== TASK DIRECTIONS ==
Write out each line of the listing as it stands, without the images.

[Begin STORED DATA]

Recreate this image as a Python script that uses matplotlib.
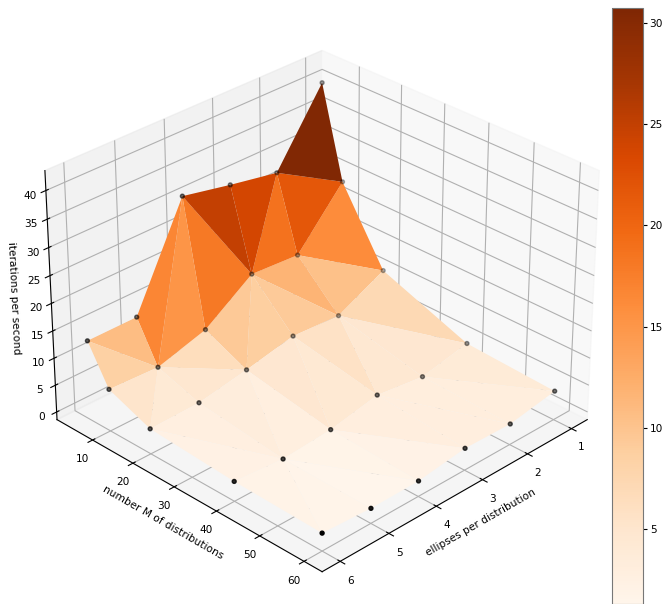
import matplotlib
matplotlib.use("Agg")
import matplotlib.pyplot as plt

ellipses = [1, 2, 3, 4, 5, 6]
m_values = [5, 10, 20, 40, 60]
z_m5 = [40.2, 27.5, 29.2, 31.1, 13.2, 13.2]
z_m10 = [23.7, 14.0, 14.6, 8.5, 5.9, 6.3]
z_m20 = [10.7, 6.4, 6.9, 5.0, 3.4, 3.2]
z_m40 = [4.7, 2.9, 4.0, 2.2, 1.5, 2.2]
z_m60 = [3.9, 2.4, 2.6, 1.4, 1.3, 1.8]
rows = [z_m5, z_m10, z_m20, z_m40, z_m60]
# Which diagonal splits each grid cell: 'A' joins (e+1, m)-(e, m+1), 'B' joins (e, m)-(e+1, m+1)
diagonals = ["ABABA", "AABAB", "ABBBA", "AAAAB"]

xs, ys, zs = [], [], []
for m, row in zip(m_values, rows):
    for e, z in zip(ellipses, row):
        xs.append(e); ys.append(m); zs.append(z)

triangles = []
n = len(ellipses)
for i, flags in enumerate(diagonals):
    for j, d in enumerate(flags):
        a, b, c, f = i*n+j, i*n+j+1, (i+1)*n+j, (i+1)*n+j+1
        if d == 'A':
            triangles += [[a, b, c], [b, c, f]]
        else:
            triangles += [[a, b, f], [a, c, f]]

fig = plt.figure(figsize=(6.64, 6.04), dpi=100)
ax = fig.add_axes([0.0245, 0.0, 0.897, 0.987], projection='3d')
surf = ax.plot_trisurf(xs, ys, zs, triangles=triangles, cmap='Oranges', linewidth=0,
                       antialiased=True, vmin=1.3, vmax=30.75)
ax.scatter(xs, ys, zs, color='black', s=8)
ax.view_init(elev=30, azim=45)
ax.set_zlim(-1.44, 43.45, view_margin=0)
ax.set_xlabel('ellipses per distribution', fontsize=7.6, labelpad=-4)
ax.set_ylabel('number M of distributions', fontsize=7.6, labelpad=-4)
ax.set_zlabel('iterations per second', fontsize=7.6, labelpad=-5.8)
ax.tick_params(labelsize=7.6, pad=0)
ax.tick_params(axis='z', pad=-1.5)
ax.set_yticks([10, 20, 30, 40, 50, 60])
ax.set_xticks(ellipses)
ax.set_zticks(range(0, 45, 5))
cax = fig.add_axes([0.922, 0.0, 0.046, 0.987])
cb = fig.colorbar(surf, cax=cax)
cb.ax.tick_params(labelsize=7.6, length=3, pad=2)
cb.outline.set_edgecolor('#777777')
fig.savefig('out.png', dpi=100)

[End STORED DATA]

== OUTPUT FOR THIS EXERCISE ==
Recreate this image as a Python script that uses matplotlib.
import matplotlib
matplotlib.use("Agg")
import matplotlib.pyplot as plt

ellipses = [1, 2, 3, 4, 5, 6]
m_values = [5, 10, 20, 40, 60]
z_m5 = [40.2, 27.5, 29.2, 31.1, 13.2, 13.2]
z_m10 = [23.7, 14.0, 14.6, 8.5, 5.9, 6.3]
z_m20 = [10.7, 6.4, 6.9, 5.0, 3.4, 3.2]
z_m40 = [4.7, 2.9, 4.0, 2.2, 1.5, 2.2]
z_m60 = [3.9, 2.4, 2.6, 1.4, 1.3, 1.8]
rows = [z_m5, z_m10, z_m20, z_m40, z_m60]
# Which diagonal splits each grid cell: 'A' joins (e+1, m)-(e, m+1), 'B' joins (e, m)-(e+1, m+1)
diagonals = ["ABABA", "AABAB", "ABBBA", "AAAAB"]

xs, ys, zs = [], [], []
for m, row in zip(m_values, rows):
    for e, z in zip(ellipses, row):
        xs.append(e); ys.append(m); zs.append(z)

triangles = []
n = len(ellipses)
for i, flags in enumerate(diagonals):
    for j, d in enumerate(flags):
        a, b, c, f = i*n+j, i*n+j+1, (i+1)*n+j, (i+1)*n+j+1
        if d == 'A':
            triangles += [[a, b, c], [b, c, f]]
        else:
            triangles += [[a, b, f], [a, c, f]]

fig = plt.figure(figsize=(6.64, 6.04), dpi=100)
ax = fig.add_axes([0.0245, 0.0, 0.897, 0.987], projection='3d')
surf = ax.plot_trisurf(xs, ys, zs, triangles=triangles, cmap='Oranges', linewidth=0,
                       antialiased=True, vmin=1.3, vmax=30.75)
ax.scatter(xs, ys, zs, color='black', s=8)
ax.view_init(elev=30, azim=45)
ax.set_zlim(-1.44, 43.45, view_margin=0)
ax.set_xlabel('ellipses per distribution', fontsize=7.6, labelpad=-4)
ax.set_ylabel('number M of distributions', fontsize=7.6, labelpad=-4)
ax.set_zlabel('iterations per second', fontsize=7.6, labelpad=-5.8)
ax.tick_params(labelsize=7.6, pad=0)
ax.tick_params(axis='z', pad=-1.5)
ax.set_yticks([10, 20, 30, 40, 50, 60])
ax.set_xticks(ellipses)
ax.set_zticks(range(0, 45, 5))
cax = fig.add_axes([0.922, 0.0, 0.046, 0.987])
cb = fig.colorbar(surf, cax=cax)
cb.ax.tick_params(labelsize=7.6, length=3, pad=2)
cb.outline.set_edgecolor('#777777')
fig.savefig('out.png', dpi=100)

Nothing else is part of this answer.